The remaining chapters on higher education, research and science appear to be very well written but not of a high degree of immediate relevance to Estonia's problems of survival. The overview of the structure of higher education and scientific research by Teodor Kunnapas and Elmar Jarvesoo contains a surprising amount of rarely available data. At the same time, one could have hoped for a more extensive analysis of the subject in terms of nationality and in comparison to other republics.

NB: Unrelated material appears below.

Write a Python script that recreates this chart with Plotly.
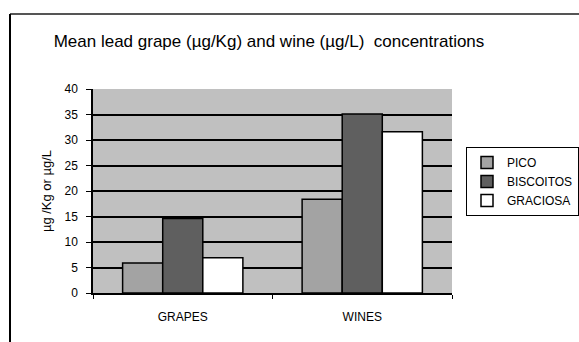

The overall theme of the book has been the uniqueness of Estonia. The extremely useful summaries of eight factors both by the editors and the author of the introduction explaining why the Estonian SSR is so different from other republics has set the tone for most of the contributors. In addition, the idea of "laboratory republic" raised in several chapters also helps to account for the many differences of Estonia. All of this may be true yet one is left ondering about how much independence in policy Estonia really has. Can it pass laws which are significantly different from all-union laws? Similarly, what effect did Soviet rule have on the cadres policies, on the use of Estonian language at work? What is happening in the realm of mixed marriages? Has Estonian language quantitatively suffered in the media and publications? Obviously no single book can attempt to cover everything about Estonia. The editors themselves suggest areas for future study. Hopefully, given the giant step forward taken here in the analysis of Estonia's development and role, the present volume will encourage Western sovietologists in their work better to appreciate the importance of other republics besides the Russian in the Soviet Union.